• [DATA PROVIDED]:

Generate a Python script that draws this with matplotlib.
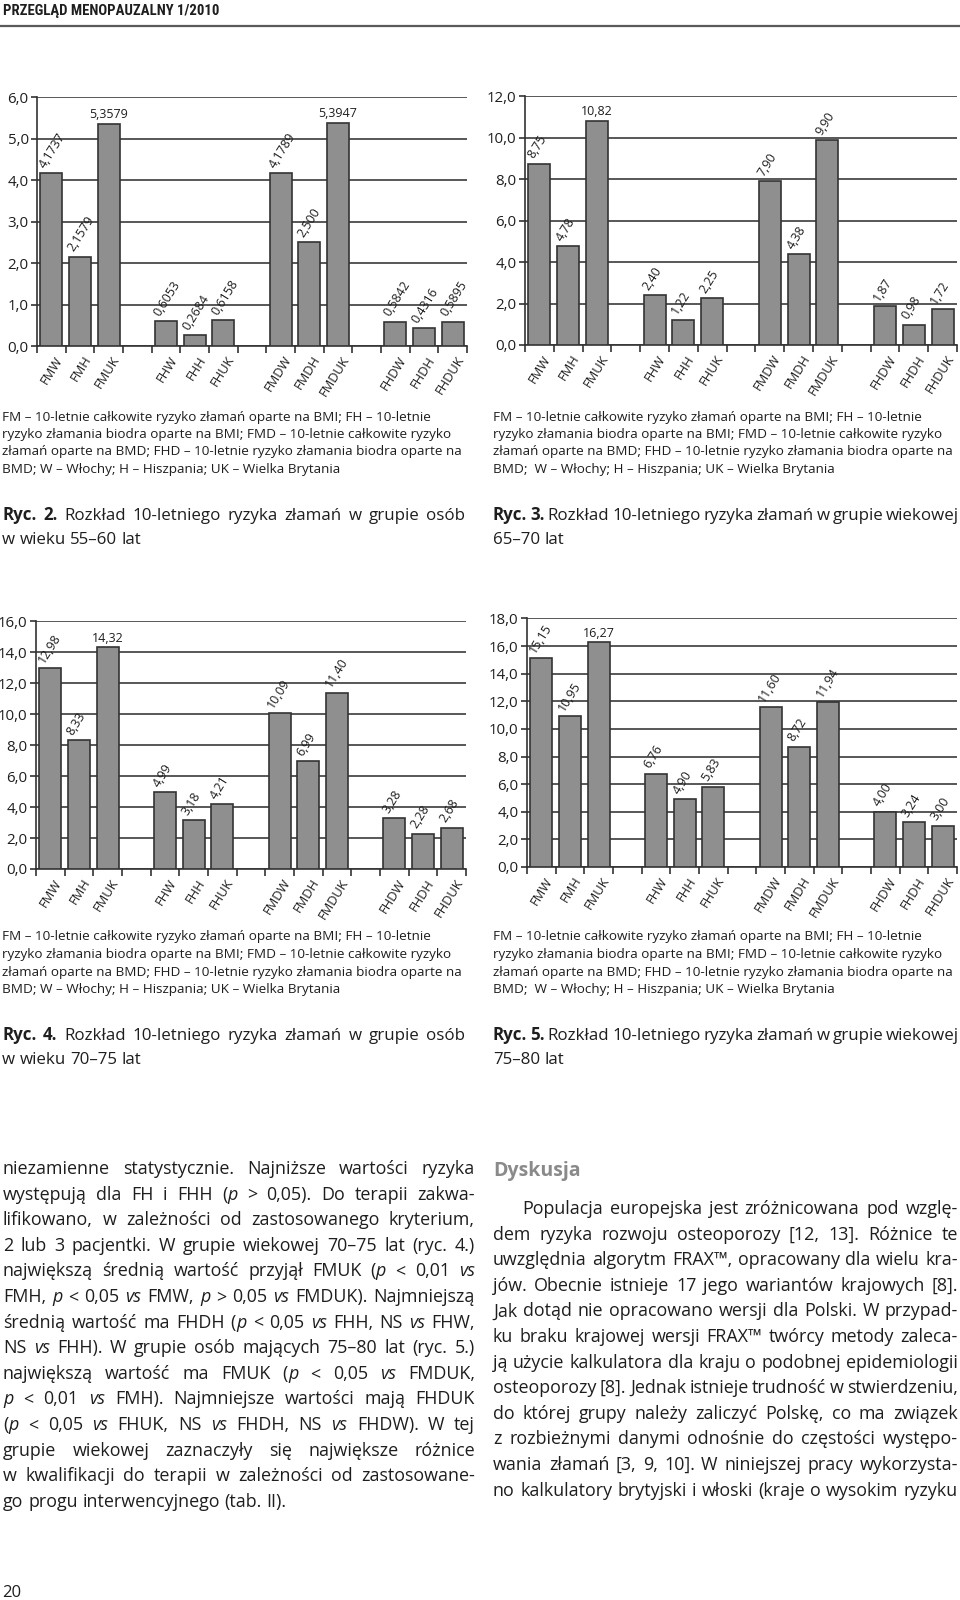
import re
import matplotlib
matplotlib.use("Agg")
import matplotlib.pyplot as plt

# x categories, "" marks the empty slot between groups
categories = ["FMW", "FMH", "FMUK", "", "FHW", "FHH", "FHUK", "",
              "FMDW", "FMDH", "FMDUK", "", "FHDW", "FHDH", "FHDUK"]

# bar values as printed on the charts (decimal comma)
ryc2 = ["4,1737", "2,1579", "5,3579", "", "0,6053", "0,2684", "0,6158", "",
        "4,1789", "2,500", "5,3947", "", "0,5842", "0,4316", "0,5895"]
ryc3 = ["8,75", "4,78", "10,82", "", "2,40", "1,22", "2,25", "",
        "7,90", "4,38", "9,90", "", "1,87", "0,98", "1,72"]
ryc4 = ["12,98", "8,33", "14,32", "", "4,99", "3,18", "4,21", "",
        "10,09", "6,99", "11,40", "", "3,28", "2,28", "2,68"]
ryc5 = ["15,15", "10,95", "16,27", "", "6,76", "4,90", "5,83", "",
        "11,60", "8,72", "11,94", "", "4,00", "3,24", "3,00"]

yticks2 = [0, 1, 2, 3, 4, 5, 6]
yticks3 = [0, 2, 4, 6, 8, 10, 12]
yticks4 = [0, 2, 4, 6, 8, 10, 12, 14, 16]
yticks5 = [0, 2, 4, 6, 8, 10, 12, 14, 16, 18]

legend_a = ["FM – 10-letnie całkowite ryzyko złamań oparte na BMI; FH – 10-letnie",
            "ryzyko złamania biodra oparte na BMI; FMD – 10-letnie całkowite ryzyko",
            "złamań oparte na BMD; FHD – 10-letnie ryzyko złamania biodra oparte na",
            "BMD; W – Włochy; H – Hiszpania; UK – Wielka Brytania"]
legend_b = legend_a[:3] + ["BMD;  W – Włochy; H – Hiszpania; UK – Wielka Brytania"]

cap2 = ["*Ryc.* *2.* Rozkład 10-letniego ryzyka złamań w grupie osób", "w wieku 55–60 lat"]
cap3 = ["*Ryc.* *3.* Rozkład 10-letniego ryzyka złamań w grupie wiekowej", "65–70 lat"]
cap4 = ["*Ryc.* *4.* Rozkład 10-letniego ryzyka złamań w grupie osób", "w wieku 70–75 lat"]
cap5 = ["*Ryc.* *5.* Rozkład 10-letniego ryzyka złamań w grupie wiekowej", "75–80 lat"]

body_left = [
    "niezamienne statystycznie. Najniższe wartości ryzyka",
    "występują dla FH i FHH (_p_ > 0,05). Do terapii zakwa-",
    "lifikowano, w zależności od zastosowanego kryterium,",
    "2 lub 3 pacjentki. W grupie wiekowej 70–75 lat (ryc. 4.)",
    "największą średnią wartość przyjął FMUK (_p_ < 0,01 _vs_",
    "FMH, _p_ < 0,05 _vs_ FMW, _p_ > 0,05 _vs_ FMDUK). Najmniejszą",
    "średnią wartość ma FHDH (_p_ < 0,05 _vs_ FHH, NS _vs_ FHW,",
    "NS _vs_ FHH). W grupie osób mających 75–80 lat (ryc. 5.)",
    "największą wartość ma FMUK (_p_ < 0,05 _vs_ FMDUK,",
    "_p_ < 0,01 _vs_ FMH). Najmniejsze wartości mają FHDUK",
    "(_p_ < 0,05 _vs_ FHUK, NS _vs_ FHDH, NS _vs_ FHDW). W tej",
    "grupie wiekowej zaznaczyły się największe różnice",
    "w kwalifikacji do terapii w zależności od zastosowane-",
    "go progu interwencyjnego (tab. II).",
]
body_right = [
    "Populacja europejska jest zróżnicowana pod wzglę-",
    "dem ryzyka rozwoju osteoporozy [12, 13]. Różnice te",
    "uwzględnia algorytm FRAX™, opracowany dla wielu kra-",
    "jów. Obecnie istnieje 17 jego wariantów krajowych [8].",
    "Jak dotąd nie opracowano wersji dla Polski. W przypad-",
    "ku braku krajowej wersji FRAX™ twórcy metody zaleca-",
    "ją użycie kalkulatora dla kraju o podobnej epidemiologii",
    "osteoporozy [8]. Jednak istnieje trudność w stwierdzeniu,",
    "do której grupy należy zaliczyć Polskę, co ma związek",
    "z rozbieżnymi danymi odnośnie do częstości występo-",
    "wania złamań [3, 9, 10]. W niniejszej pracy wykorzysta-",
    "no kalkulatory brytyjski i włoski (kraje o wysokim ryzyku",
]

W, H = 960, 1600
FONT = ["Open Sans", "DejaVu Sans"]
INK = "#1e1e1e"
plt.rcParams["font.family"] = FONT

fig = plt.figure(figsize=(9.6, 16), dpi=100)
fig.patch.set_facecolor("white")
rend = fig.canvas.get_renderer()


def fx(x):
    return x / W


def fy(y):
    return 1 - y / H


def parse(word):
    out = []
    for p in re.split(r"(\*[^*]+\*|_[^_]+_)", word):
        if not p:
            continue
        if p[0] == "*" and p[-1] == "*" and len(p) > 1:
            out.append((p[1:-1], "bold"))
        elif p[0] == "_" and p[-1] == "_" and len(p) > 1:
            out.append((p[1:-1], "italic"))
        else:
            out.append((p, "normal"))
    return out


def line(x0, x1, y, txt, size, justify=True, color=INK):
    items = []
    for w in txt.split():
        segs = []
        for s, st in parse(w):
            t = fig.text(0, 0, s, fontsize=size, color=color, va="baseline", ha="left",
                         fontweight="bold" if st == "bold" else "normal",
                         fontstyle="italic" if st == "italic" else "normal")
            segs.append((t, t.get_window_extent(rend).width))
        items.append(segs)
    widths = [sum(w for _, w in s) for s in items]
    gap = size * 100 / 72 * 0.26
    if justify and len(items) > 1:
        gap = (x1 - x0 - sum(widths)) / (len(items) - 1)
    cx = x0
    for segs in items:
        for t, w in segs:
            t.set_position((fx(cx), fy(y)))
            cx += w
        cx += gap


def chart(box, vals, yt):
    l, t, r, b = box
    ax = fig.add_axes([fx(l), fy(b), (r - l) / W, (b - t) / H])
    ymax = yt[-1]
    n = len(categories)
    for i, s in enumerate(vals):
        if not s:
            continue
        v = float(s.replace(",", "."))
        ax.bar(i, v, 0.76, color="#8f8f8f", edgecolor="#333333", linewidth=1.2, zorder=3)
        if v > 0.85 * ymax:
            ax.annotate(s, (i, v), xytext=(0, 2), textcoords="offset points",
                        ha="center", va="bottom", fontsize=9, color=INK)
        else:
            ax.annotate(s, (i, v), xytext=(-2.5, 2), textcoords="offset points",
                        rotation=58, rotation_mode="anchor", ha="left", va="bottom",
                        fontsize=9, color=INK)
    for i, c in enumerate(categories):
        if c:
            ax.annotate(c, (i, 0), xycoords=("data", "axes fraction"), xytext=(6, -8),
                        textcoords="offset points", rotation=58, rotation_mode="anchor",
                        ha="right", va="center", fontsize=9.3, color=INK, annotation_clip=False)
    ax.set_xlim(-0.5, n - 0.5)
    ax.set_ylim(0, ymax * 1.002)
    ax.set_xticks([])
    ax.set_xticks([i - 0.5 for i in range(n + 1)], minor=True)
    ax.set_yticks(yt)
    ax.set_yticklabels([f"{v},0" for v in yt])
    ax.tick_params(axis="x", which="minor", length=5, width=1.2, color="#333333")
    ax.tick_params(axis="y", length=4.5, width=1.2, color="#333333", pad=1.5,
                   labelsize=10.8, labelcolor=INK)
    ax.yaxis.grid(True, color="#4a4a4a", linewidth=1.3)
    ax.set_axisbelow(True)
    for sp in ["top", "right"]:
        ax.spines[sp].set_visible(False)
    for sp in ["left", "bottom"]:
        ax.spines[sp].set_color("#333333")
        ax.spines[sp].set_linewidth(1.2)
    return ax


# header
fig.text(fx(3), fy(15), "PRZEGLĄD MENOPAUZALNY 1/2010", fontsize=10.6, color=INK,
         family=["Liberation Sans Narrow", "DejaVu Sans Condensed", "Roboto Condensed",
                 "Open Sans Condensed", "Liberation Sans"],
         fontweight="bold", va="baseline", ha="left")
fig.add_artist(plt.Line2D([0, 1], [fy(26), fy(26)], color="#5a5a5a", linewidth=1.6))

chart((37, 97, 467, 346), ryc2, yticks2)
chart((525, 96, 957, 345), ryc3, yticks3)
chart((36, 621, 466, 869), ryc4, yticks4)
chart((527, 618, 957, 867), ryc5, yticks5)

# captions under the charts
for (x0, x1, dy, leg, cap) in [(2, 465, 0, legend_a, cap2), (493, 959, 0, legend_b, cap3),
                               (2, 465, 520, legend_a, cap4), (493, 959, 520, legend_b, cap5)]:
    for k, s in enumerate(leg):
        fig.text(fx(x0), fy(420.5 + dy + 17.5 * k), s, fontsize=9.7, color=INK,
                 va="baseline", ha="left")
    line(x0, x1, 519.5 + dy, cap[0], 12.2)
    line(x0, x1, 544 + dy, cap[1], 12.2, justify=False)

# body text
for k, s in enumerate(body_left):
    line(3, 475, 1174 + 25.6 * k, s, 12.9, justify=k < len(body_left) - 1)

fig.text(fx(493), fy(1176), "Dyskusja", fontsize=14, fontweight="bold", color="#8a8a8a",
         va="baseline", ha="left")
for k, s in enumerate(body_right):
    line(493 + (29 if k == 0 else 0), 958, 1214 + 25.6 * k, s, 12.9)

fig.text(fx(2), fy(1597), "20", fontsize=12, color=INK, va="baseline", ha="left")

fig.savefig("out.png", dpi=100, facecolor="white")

• [WHAT TO PRODUCE]:
Quote, exactly and only, the lines from the first line of the data above through the line containing "legend_b = legend_a[:3]". The pictures do not belong in it.

• [RESULT]:
Generate a Python script that draws this with matplotlib.
import re
import matplotlib
matplotlib.use("Agg")
import matplotlib.pyplot as plt

# x categories, "" marks the empty slot between groups
categories = ["FMW", "FMH", "FMUK", "", "FHW", "FHH", "FHUK", "",
              "FMDW", "FMDH", "FMDUK", "", "FHDW", "FHDH", "FHDUK"]

# bar values as printed on the charts (decimal comma)
ryc2 = ["4,1737", "2,1579", "5,3579", "", "0,6053", "0,2684", "0,6158", "",
        "4,1789", "2,500", "5,3947", "", "0,5842", "0,4316", "0,5895"]
ryc3 = ["8,75", "4,78", "10,82", "", "2,40", "1,22", "2,25", "",
        "7,90", "4,38", "9,90", "", "1,87", "0,98", "1,72"]
ryc4 = ["12,98", "8,33", "14,32", "", "4,99", "3,18", "4,21", "",
        "10,09", "6,99", "11,40", "", "3,28", "2,28", "2,68"]
ryc5 = ["15,15", "10,95", "16,27", "", "6,76", "4,90", "5,83", "",
        "11,60", "8,72", "11,94", "", "4,00", "3,24", "3,00"]

yticks2 = [0, 1, 2, 3, 4, 5, 6]
yticks3 = [0, 2, 4, 6, 8, 10, 12]
yticks4 = [0, 2, 4, 6, 8, 10, 12, 14, 16]
yticks5 = [0, 2, 4, 6, 8, 10, 12, 14, 16, 18]

legend_a = ["FM – 10-letnie całkowite ryzyko złamań oparte na BMI; FH – 10-letnie",
            "ryzyko złamania biodra oparte na BMI; FMD – 10-letnie całkowite ryzyko",
            "złamań oparte na BMD; FHD – 10-letnie ryzyko złamania biodra oparte na",
            "BMD; W – Włochy; H – Hiszpania; UK – Wielka Brytania"]
legend_b = legend_a[:3] + ["BMD;  W – Włochy; H – Hiszpania; UK – Wielka Brytania"]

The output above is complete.